When Did Privacy Become a Bad Word?

The U.S. Department of Justice’s (DOJ) indictment against the Tornado Cash developers, filed Wednesday, is commensurate with the government’s seeming disdain for privacy.

Across the government, there seems to be an entrenched assumption that an individual’s desire to keep the details of their life private means they’re engaging in wrongdoing. This overly simplistic assumption is not supported by the law or the reality of exactly why privacy is so important to countless law-abiding citizens in their everyday lives.

Nor does it adequately balance the 21st century citizen’s right to privacy with the need to ensure the government can effectively enforce the law.

Miller Whitehouse-Levine is the CEO of the DeFi Education Fund and Amanda Tuminelli is the chief legal officer of the DeFi Education Fund.

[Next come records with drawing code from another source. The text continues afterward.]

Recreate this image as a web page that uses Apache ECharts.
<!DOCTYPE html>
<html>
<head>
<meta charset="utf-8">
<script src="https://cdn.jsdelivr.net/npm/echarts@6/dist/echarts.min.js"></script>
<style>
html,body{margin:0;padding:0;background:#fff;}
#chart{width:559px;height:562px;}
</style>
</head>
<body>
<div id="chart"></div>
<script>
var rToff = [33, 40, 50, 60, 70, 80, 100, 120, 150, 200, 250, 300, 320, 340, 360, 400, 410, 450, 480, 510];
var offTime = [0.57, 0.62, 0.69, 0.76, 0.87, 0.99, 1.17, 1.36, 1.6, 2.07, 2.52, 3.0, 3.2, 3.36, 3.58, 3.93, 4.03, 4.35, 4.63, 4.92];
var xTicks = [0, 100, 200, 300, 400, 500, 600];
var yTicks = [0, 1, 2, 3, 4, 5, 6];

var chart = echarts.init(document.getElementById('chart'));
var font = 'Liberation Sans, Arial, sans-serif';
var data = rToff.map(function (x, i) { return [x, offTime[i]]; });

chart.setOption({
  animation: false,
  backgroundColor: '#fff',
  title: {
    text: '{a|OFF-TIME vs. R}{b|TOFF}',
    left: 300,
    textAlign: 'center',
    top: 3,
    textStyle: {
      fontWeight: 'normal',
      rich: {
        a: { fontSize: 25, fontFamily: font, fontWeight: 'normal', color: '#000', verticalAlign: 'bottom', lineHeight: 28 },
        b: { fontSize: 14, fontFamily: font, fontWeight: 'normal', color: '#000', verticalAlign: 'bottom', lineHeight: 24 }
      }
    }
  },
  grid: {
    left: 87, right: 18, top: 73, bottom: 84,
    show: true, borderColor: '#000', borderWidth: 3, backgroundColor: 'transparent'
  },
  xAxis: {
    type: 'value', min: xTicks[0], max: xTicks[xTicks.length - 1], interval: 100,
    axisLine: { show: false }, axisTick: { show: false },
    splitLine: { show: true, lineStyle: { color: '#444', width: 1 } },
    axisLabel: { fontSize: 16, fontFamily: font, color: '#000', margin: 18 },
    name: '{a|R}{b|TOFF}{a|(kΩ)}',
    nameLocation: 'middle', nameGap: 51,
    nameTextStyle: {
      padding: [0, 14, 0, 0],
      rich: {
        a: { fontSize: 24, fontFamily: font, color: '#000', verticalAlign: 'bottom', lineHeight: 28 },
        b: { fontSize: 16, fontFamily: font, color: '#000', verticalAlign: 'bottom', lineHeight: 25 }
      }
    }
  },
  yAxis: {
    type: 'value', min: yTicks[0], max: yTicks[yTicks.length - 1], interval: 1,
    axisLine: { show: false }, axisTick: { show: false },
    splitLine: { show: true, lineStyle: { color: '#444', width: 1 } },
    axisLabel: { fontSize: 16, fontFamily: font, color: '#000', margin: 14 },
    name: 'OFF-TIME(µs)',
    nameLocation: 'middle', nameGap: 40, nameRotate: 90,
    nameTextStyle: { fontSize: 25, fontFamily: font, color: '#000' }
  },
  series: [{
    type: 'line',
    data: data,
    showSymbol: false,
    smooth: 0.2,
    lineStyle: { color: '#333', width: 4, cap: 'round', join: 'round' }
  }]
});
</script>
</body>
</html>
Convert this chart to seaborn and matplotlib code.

In the last century the world has changed in ways that make almost every one of our daily activities far less private than ever before. In our digital lives, some third party is often involved in almost every conversation we have, every place we go and what we spend our money on — tracking and often retaining that information in insecure databases.

When people traded gold and later, cash, there was no way for the government to trace the transactions, whether illicit or legitimate, without a warrant or subpoena. When people went about their daily routines, they did not create a permanent digital record.


Question any time there is wholesale disapproval of new technology simply because it affirms an individual’s well-established right to privacy.


The government, if it suspected a person of committing a crime, was forced to do some good old fashioned police work: following people around and marking bills to follow the money.

More recently, the government has gained much more insight and powers of preemptive surveillance into our financial lives. For example, with the enactment of the Bank Secrecy Act in 1970, financial institutions have to engage in record-keeping and reporting in order to assist the government in its efforts to prevent money laundering, and as a result, most of the information we provide to our banks can easily be viewed by the government.

Moreover John Doe subpoenas to financial institutions allow the government to obtain huge swaths of information (including purchase and spending history) without a court-ordered search warrant — without needing to reveal what crimes are being investigated or whether the personal information relates to a target, subject or witness.

In other words, the government is provided with the largely unfettered ability to access personal information. And, strikingly, banks and financial institutions are forbidden from telling their clients if their information has been handed over.

“What do you have to hide if you’re not doing anything wrong” is too often used as a rhetorical cudgel against basic privacy rights. In fact there are perfectly valid reasons a person may want to keep their financial lives and communications private.

A person may want to give to a political cause or religious entity without fear that they will be persecuted for their views. They may want to purchase items without anyone knowing to protect secrets or out of embarrassment or any other reason. They may want to speak freely to their friends without fear their words may be later taken out of context by a government official.

In a country as free as the U.S., it is easy to forget that our beliefs, associations and lifestyles may come in conflict with an ever-changing political landscape. This is why our constitution proscribes the ability of the government to access otherwise private information unless there is a legitimate government interest or compelling need to intrude on Fourth Amendment rights.

The privacy debate is decades old. There will always be an inherent tension in balancing the individual’s right to privacy with the government’s legitimate need to cabin privacy rights in certain circumstances to prevent crime or serve an important government interest. What seems to have been lost along the way is a mutual respect and benefit of the doubt between the government and citizens.

The rule of law and exercise of legitimate government authority demands we continue to grapple with the appropriate balance between liberty and security. New technologies like encrypted electronic communications or apps that enable anonymous payments complicate the matter.

New technologies call for new rules, which in turn requires engagement with as well as curiosity and education about the technology’s pitfalls and benefits. Regardless of what you think about the merits of a particular case or allegation, we should question any time there is wholesale disapproval of new technology simply because it affirms an individual’s well-established right to privacy.